ON THE IMPORTANCE OF DISTRACTION-ROBUST REPRESENTATIONS FOR ROBOT LEARNING

Abstract

Representation Learning methods can allow the application of Reinforcement Learning algorithms when a high dimensionality in a robot's perceptions would otherwise prove prohibitive. Consequently, unsupervised Representation Learning components often feature in robot control algorithms that assume highdimensional camera images as the principal source of information. In their design and performance, these algorithms often benefit from the controlled nature of the simulation or the laboratory conditions they are evaluated in. However, these settings fail to acknowledge the stochasticity of most real-world environments.
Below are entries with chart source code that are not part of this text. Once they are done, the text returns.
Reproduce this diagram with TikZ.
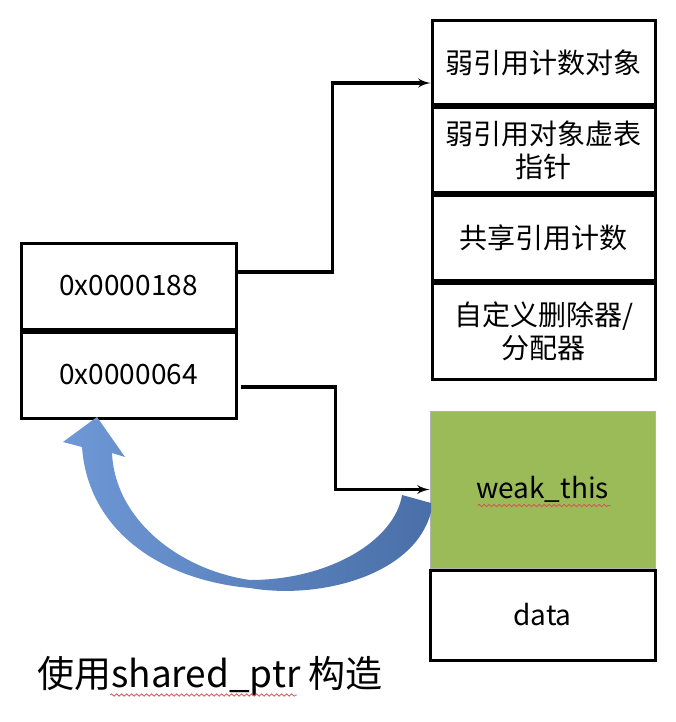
\documentclass[tikz,border=0pt]{standalone}
\usepackage{fontspec}
\setmainfont{Noto Sans CJK SC}
\usepackage{tikz}
\usetikzlibrary{calc}
\usetikzlibrary{arrows,positioning,decorations.pathmorphing}

\definecolor{cellgreen}{HTML}{9BBB59}
\definecolor{arrowlight}{HTML}{6E98D6}
\definecolor{arrowdark}{HTML}{4A6FA8}
\definecolor{wavered}{HTML}{D9534F}

\begin{document}
\begin{tikzpicture} [->,>=latex',x=1pt,y=-1pt,node distance=0pt,line width=3pt]
  \tikzstyle{every node}=[font=\fontsize{28}{33}\selectfont]
  \tikzstyle{cell}=[draw,rectangle,minimum width=223pt,minimum height=84pt,align=center,inner sep=0pt]
  \tikzstyle{link}=[draw=black,line width=3.2pt]
  \tikzstyle{wavy}=[-,draw=wavered,line width=0.8pt,decorate,decoration={snake,amplitude=1.2pt,segment length=5pt}]

  \fill[white] (0,0) rectangle (676,722);
  \useasboundingbox (0,0) rectangle (676,722);

  % control block
  \node[cell]                     (c1) at (543.5,63) {弱引用计数对象};
  \node[cell]                     (c2) [below=of c1] {弱引用对象虚表\\指针};
  \node[cell,minimum height=85pt] (c3) [below=of c2] {共享引用计数};
  \node[cell,minimum height=96pt] (c4) [below=of c3] {自定义删除器/\\分配器};

  % shared_ptr
  \node[cell,minimum width=215pt,minimum height=86pt] (p1) at (128.5,286) {0x0000188};
  \node[cell,minimum width=215pt,minimum height=86pt] (p2) [below=of p1] {0x0000064};

  % object
  \node[cell,fill=cellgreen,draw=gray!60,line width=1pt,minimum width=225pt,minimum height=157pt] (w) at (542.5,489.5) {weak\_this};
  \node[cell,minimum width=225pt,minimum height=90pt] (d) [below=of w] {data};

  \node[font=\fontsize{37}{44}\selectfont] (title) at (210,676) {使用shared\_ptr 构造};

  \draw[link] ([yshift=14pt]p1.east) -- ++(95,0) |- ([yshift=-20pt]c1.west);
  \draw[link] ([xshift=3pt,yshift=-12pt]p2.east) -- ++(95,0) |- (w.west);

  \shade[-,left color=arrowlight,right color=arrowdark]
    (431,512) .. controls (415,575) and (320,600) .. (250,588)
    .. controls (160,580) and (88,530) .. (82,447)
    -- (63,442) -- (97,417) -- (125,457) -- (112,453)
    .. controls (115,520) and (180,570) .. (250,580)
    .. controls (330,580) and (395,540) .. (402,495)
    -- (431,503) -- cycle;

  \draw[wavy] ($(w.center)+(-65,16)$) -- ++(133,0);
  \draw[wavy] ($(title.center)+(-100,19)$) -- ++(187,0);
\end{tikzpicture}
\end{document}
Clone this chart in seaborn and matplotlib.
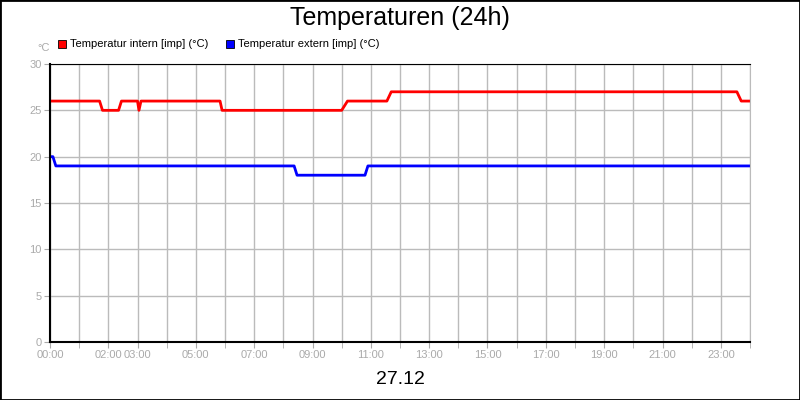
import numpy as np
import matplotlib.pyplot as plt
import seaborn as sns
from matplotlib.patches import Rectangle

sns.set_style('white')
plt.rcParams['font.family'] = ['Liberation Sans', 'DejaVu Sans']

# time in hours, value in degC (step points)
intern_t = [0, 1.7, 1.8, 2.35, 2.45, 3.0, 3.05, 3.12, 5.83, 5.9, 10.0, 10.2, 11.55, 11.7, 23.55, 23.7, 24]
intern_v = [26, 26, 25, 25, 26, 26, 25, 26, 26, 25, 25, 26, 26, 27, 27, 26, 26]
extern_t = [0, 0.1, 0.2, 8.37, 8.47, 10.8, 10.9, 24]
extern_v = [20, 20, 19, 19, 18, 18, 19, 19]
tick_hours = [0, 2, 3, 5, 7, 9, 11, 13, 15, 17, 19, 21, 23]
tick_labels = ['%02d:00' % h for h in tick_hours]

fig = plt.figure(figsize=(8, 4), dpi=100)
fig.patches.append(Rectangle((0, 0), 1, 1, transform=fig.transFigure, fill=False,
                             edgecolor='black', linewidth=2))
ax = fig.add_axes([50 / 800, 58 / 400, 700 / 800, 278 / 400])

sns.lineplot(x=intern_t, y=intern_v, ax=ax, color='#ff0000', linewidth=2)
sns.lineplot(x=extern_t, y=extern_v, ax=ax, color='#0000ff', linewidth=2)

ax.set_xlim(0, 24)
ax.set_ylim(0, 30)
ax.set_yticks(range(0, 31, 5))
ax.set_xticks(range(0, 25), minor=True)
ax.set_xticks(tick_hours)
ax.set_xticklabels(tick_labels)
ax.grid(True, which='both', axis='x', color='#bbbbbb', linewidth=1)
ax.grid(True, which='major', axis='y', color='#bbbbbb', linewidth=1)
ax.tick_params(which='both', direction='out', length=4, color='#aaaaaa',
               labelcolor='#aaaaaa', labelsize=8, bottom=True, left=True, pad=2)
for side in ['left', 'bottom']:
    ax.spines[side].set_color('black')
    ax.spines[side].set_linewidth(1.5)
ax.spines['top'].set_color('black')
ax.spines['right'].set_color('#bbbbbb')

fig.text(0.5, 0.955, 'Temperaturen (24h)', ha='center', va='center', fontsize=18, color='black')
fig.text(0.5, 0.05, '27.12', ha='center', va='center', fontsize=14, color='black')
fig.text(37 / 800, 1 - 48 / 400, '°C', ha='left', va='center', fontsize=8, color='#aaaaaa')

for x0, col, lab in [(58, '#ff0000', 'Temperatur intern [imp] (°C)'),
                     (226, '#0000ff', 'Temperatur extern [imp] (°C)')]:
    fig.patches.append(Rectangle((x0 / 800, 1 - 48 / 400), 8 / 800, 8 / 400,
                                 transform=fig.transFigure, facecolor=col, edgecolor='black', linewidth=0.6))
    fig.text((x0 + 12) / 800, 1 - 44 / 400, lab, ha='left', va='center', fontsize=8, color='black')

fig.savefig('out.png', dpi=100)
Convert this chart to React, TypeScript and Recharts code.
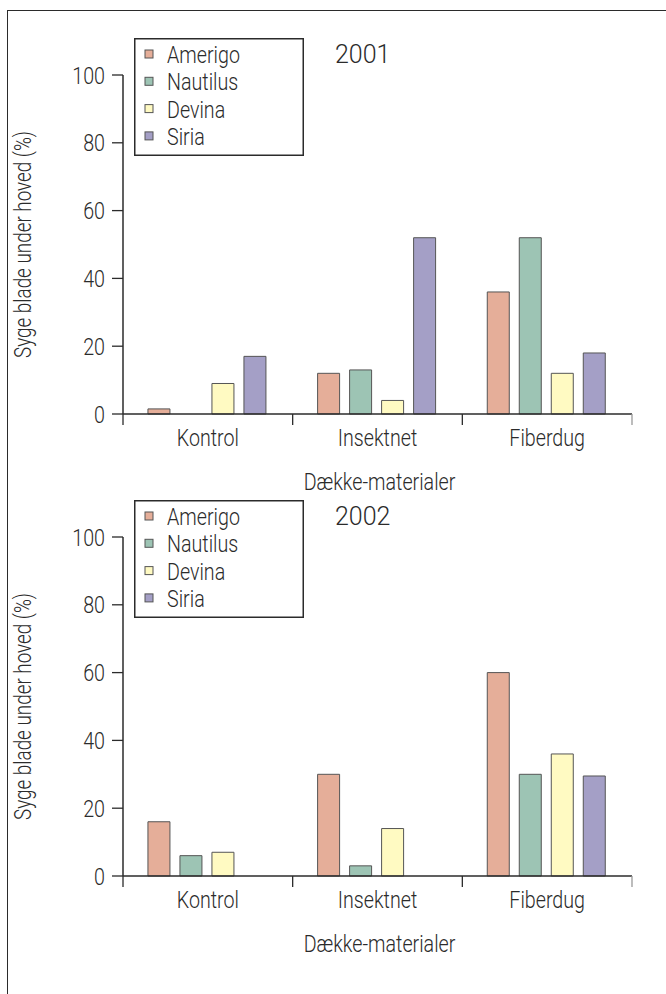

In this work, we introduce the concept of Distraction-Robust Representation Learning. We argue that environment noise and other distractions require learned representations to encode the robot's expected perceptions rather than the observed ones. Our experimental evaluations demonstrate that representations learned with a traditional dimensionality reduction algorithm are strongly susceptible to distractions in a robot's environment. We propose an Encoder-Decoder architecture that produces representations that allow the learning outcomes of robot control tasks to remain unaffected by these distractions.

1. INTRODUCTION

Representation Learning techniques form an integral part in many Reinforcement Learning (RL) robot control applications (Lesort et al., 2018) . Utilising low-dimensional representations can allow for a faster and more efficient learning of tasks than when using high-dimensional sensor information (Munk et al., 2016) . This is particularly useful in vision-based learning when high-dimensional images of the robot's environment are the principal source of information available to the learning algorithm (Zhu et al., 2020) . Most commonly, representations are learned by applying dimensionality reduction techniques such as Autoencoders (AEs) (Hinton & Salakhutdinov, 2006) or Variational Autoencoders (VAEs) (Kingma & Welling, 2014) to the robot's sensory data (Lange et al., 2012; Zhu et al., 2020) . Generally, an AE consists of two Neural Networks, an Encoder E and a Decoder D. The Encoder attempts to condense all available information in the input data x into a latent representation z from which a reconstruction of the inputs D(E(x)) is generated by the Decoder. When the dimensionality of the representation is smaller than that of the input data, some information is lost when creating the representations. An AE is typically trained to shrink the magnitude of this information loss by minimising a reconstruction error. This error is commonly given by the squared norm of differences, L AE = ||x -D(E(x))|| 2 2 . (1) However, the optimisation of the reconstruction error in Eq. 1 does not necessarily result in the generation of representations that are optimal for the use in robot learning algorithms. For example, an accurate reconstruction of the decorative patterns on a dinner plate is less important than the plate's dimensions to a robot learning to place it into a cabinet. It can therefore be desirable to control which aspects of the information contained in the inputs are most critical to be preserved in the representations. For instance, Pathak et al. ( 2017) design a Neural Network that learns representations from visual inputs by using them to predict the action taken by the RL agent in its state transition. By asking the network to predict the action, the authors eliminate the requirement for the representations to retain any state information that is unrelated to the agent's behaviour.